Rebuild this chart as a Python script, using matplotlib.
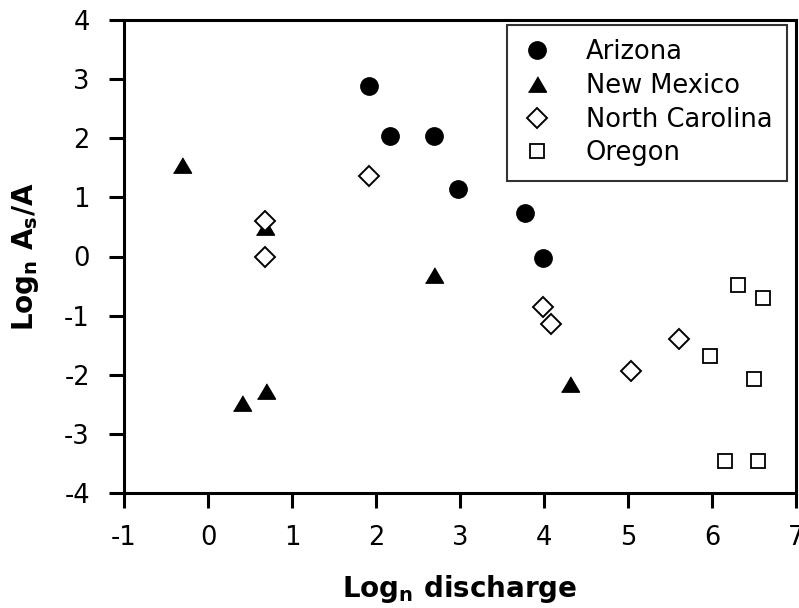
import matplotlib
matplotlib.use("Agg")
import matplotlib.pyplot as plt

plt.rcParams['font.family'] = ['DejaVu Sans']
plt.rcParams['mathtext.fontset'] = 'dejavusans'

az_x = [1.92, 2.17, 2.69, 2.98, 3.77, 3.99]
az_y = [2.88, 2.03, 2.03, 1.14, 0.73, -0.03]

nm_x = [-0.31, 0.68, 2.69, 0.41, 0.69, 4.31]
nm_y = [1.55, 0.50, -0.31, -2.48, -2.28, -2.15]

nc_x = [1.92, 0.68, 0.68, 3.99, 4.08, 5.04, 5.61]
nc_y = [1.36, 0.60, -0.01, -0.85, -1.15, -1.94, -1.40]

or_x = [6.31, 6.61, 5.98, 6.50, 6.15, 6.55]
or_y = [-0.48, -0.71, -1.68, -2.08, -3.46, -3.46]

xticks = [-1, 0, 1, 2, 3, 4, 5, 6, 7]
yticks = [-4, -3, -2, -1, 0, 1, 2, 3, 4]

fig = plt.figure(figsize=(7.99, 6.08), dpi=100)
ax = fig.add_axes([124/799, 1-493/608, 672/799, 473/608])

tri = [(-1, -0.85), (1, -0.85), (0, 0.85)]
ax.plot(az_x, az_y, 'o', ms=12.5, color='black', ls='none', label='Arizona')
ax.plot(nm_x, nm_y, marker=tri, ms=13, color='black', ls='none', label='New Mexico')
ax.plot(nc_x, nc_y, 'D', ms=10, mfc='white', mec='black', mew=1.4, ls='none', label='North Carolina')
ax.plot(or_x, or_y, 's', ms=9.5, mfc='white', mec='black', mew=1.3, ls='none', label='Oregon')

ax.set_xlim(-1, 7)
ax.set_ylim(-4, 4)
ax.set_xticks(xticks)
ax.set_yticks(yticks)
ax.set_xticklabels([str(v) for v in xticks])
ax.set_yticklabels([str(v) for v in yticks])
for s in ax.spines.values():
    s.set_linewidth(2.2)
ax.tick_params(direction='out', length=10.5, width=2.2, labelsize=18.5)
ax.tick_params(axis='x', pad=12.5)
ax.tick_params(axis='y', pad=14)

ax.set_xlabel(r'Log$_\mathbf{n}$ discharge', fontsize=20, fontweight='bold', labelpad=16)
ax.set_ylabel(r'Log$_\mathbf{n}$ A$_\mathbf{s}$/A', fontsize=20, fontweight='bold', labelpad=17)

leg = ax.legend(loc='upper right', bbox_to_anchor=(0.986, 0.989), borderaxespad=0,
                fontsize=18.5, frameon=True, fancybox=False, edgecolor='black',
                handletextpad=1.3, labelspacing=0.3, borderpad=0.55, handlelength=1.2)
leg.get_frame().set_linewidth(1.5)

fig.savefig('out.png', dpi=100)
::::::
[WRITTEN PROBLEM]:
Set the lines above down again, word for word, from the first through the one containing "nc_y = [1.36, 0.60, -0.01, -0.85, -1.15, -1.94, -1.40]"; pictures excluded.

[EXERCISE RESULT]:
Rebuild this chart as a Python script, using matplotlib.
import matplotlib
matplotlib.use("Agg")
import matplotlib.pyplot as plt

plt.rcParams['font.family'] = ['DejaVu Sans']
plt.rcParams['mathtext.fontset'] = 'dejavusans'

az_x = [1.92, 2.17, 2.69, 2.98, 3.77, 3.99]
az_y = [2.88, 2.03, 2.03, 1.14, 0.73, -0.03]

nm_x = [-0.31, 0.68, 2.69, 0.41, 0.69, 4.31]
nm_y = [1.55, 0.50, -0.31, -2.48, -2.28, -2.15]

nc_x = [1.92, 0.68, 0.68, 3.99, 4.08, 5.04, 5.61]
nc_y = [1.36, 0.60, -0.01, -0.85, -1.15, -1.94, -1.40]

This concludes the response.